可愛的o先生敬啟
哎呀,很抱歉用可愛作前謂,恕我語言太過貧瘠,接到前封信后實在無法生出其他想法。眼下我正正坐在陽臺的小桌后寫信,東京的太陽實在很好,而我住所的日照權也沒有被侵犯,暖洋洋的光照在背上,右手是杯咖啡,香味很盛,聞后連同心情也變輕松了。
先說我的決定,我準備寫新作品。有人說“藝術源于生活”,我愿舉雙手雙腳贊成,如您所見,我曾寫的文字都是從日常中來的,譬如被世人稱為疾病敘事的那些,還有感傷情懷、悲劇美學,稱呼太多也不一一羅列,說到底就是些愛情悲劇,我是這么理解的。還有散文,那些散文、詩歌,不用懷疑,主人公的情緒便是作者的情緒,文字表達的內涵就是我心中的想法,從這角度來看,我人似乎也透明化了。
但作品總歸不是想寫就能寫的,需要靈感需要契機,前些日子近觀了一出凄美復雜的愛情慘劇,說復雜是由于參與者太多,而慘則說每一人的下場,倒不是說此劇有警示作用,只是我覺得很美,又很受感動,便決定用文字記錄下來。
更關鍵的是另一則作品,我猜自己從一年前起未有產出,也與這作品息息相關,至于以前寫的文字,是紀念、是追憶,是人死后的回憶錄,當我想寫的都寫完后,便彈盡糧絕,再也不知如何下筆了。
我還以為自己江郎才盡了,只不過才盡來得太突然,近幾年又過得太渾渾噩噩,以至于我連自己想要做什么,要成為怎樣的人,都不清楚了。
大約在幾天前,我終于看清楚了,破除迷障花了很久,而云霧散開往往只需一瞬,你就當做是愚人睡夢間囈語,姑且一聽吧。
我花了很長一段時間思考,什么是英雄,又應該怎樣成為英雄。
他人看了大概要笑出聲來,我是個沒有夢想的人,寫作是愛好,但除了寫作之外,就不知道干什么了,我聽老師說人最好找個夢想,于是就借用別人的夢想。
不是經常有這種事情嗎,父親的理想是成為正義的使者,兒子很崇拜父親,于是也理想成為正義的使者,我的性質大概也如此吧。
我過去有個大朋友,這個過去可以追溯到遙遠的童年時代,我把他的目標當作自己的目標,把他未盡的事當作自己的事業,并為之努力奮斗,結果我成功了,毫無疑問。
現在我又不知道做什么事情了,可能是把他的工作做得太徹底,又可能是社會不一樣了,不需要我那么做了,于是我開始追求夢想,不是說沒有夢想的人是行尸走肉嗎笑,我想要有靈魂,當活著的人類。

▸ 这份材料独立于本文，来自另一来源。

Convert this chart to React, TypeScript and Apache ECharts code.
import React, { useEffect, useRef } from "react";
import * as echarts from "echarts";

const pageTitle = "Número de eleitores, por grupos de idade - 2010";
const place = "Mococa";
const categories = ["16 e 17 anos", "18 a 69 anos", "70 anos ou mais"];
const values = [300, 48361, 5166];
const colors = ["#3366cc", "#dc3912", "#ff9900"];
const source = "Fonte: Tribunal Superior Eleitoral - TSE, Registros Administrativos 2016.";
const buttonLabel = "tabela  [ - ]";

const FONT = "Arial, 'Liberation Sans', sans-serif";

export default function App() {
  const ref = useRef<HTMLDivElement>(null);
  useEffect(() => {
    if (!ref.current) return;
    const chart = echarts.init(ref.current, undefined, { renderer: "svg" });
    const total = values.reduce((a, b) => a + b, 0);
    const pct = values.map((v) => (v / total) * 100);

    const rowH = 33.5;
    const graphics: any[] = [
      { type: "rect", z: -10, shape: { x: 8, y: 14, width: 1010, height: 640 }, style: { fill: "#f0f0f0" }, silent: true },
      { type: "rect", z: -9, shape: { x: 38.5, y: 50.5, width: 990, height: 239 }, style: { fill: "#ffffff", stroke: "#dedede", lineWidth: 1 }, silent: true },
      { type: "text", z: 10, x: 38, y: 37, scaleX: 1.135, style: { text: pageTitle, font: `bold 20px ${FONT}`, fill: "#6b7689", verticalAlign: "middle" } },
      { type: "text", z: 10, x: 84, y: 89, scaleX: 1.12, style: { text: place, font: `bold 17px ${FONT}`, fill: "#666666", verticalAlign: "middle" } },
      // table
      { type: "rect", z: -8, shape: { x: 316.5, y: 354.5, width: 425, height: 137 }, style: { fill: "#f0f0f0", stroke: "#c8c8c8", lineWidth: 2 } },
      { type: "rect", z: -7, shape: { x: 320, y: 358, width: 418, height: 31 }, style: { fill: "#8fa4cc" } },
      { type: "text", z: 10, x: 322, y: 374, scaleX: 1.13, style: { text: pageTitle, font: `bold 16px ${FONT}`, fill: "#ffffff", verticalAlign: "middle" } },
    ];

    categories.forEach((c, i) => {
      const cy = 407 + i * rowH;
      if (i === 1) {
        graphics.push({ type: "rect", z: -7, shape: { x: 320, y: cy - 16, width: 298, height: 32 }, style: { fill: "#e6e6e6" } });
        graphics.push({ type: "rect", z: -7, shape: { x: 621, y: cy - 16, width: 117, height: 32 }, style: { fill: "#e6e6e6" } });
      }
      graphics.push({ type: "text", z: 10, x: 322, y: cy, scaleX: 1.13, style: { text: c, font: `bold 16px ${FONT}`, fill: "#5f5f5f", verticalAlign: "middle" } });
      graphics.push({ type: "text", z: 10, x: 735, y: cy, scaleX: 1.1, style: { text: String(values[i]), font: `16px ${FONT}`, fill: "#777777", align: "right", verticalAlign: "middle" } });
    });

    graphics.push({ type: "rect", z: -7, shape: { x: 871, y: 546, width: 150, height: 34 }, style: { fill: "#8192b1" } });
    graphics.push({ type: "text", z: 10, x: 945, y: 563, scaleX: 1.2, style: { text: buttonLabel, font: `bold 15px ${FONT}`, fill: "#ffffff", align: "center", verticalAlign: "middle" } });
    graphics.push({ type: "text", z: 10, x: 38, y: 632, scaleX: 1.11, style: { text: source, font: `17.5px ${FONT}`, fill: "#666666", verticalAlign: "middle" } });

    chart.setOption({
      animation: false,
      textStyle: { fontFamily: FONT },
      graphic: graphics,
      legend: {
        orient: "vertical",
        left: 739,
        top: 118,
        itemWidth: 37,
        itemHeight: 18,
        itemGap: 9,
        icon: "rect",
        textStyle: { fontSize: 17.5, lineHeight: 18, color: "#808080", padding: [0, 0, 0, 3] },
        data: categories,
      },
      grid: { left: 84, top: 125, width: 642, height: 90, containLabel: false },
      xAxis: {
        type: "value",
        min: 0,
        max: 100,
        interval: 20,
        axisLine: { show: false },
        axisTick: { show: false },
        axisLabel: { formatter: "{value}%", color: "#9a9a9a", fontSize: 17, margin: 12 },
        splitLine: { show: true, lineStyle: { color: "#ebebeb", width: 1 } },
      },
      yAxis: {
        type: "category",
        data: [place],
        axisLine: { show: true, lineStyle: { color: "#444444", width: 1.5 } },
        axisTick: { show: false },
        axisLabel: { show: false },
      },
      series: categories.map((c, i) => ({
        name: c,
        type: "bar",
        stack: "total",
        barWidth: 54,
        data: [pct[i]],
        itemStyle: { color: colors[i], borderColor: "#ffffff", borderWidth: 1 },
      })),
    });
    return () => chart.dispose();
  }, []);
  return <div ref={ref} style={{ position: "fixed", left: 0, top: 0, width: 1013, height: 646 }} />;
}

可惜的是,社會不需要英雄,我是說、社會變得不同了,它是完整的、真實的,人是多面發展的、成熟的,社會不畸形也不扭曲,就不需要悲壯的孤注一擲的英雄,用鮮血與生命喚醒人,完成史詩類的宏大敘事,說到底,除非特定的歷史時期怎么會產生一人崇拜,又怎么會能被單一人類所拯救,因為不能,所以英雄的格局就變小了。
我終于意識到,我想成為的那類英雄是不存在的。
我無聊度日,寫寫作品,解決常人無法解決的案件,給自己找點樂子,沒有了阿宏的夢想,我就沒有夢想了,于是做什么都可以,現在想來那時的我并不清楚英雄的定義是什么,對真正的英雄人物來說,拯救千百人的姓名與營救卡在樹槎丫間的貓是完全相同的。
生命沒有貴賤,善舉也沒有。
覺醒大概是一瞬間的事情,契機就是我跟你說的,那個孩子。
我決定推翻之前跟你說話,他跟我很像,又跟我很不像,悲劇的部分是相似的,我回首自己的過去,只能看見兩三點熹微,更多卻是濃重的黑暗,我問自己你覺得那些黑暗應該在另一個孩子身上重現嗎
我不那么認為。
我把他從家里帶出來,因為那對他來說不是家,而困在里面被條條框框束縛只會更糟糕,我無法忘記他把自己關在小門內嘔吐的樣子,這讓我動了惻隱之心。
[啊,原來我也會有同情心啊]當時我這么想。
更進一步的思考,我同情他就像是同情我自己,我試圖拯救他,就像是希望拉住過往的自己一樣。
可惜我失敗了。
他變得更加糟糕,那或許是必然的,但我加速了這一進程,我也意識到,我不具有足夠的力量感化他。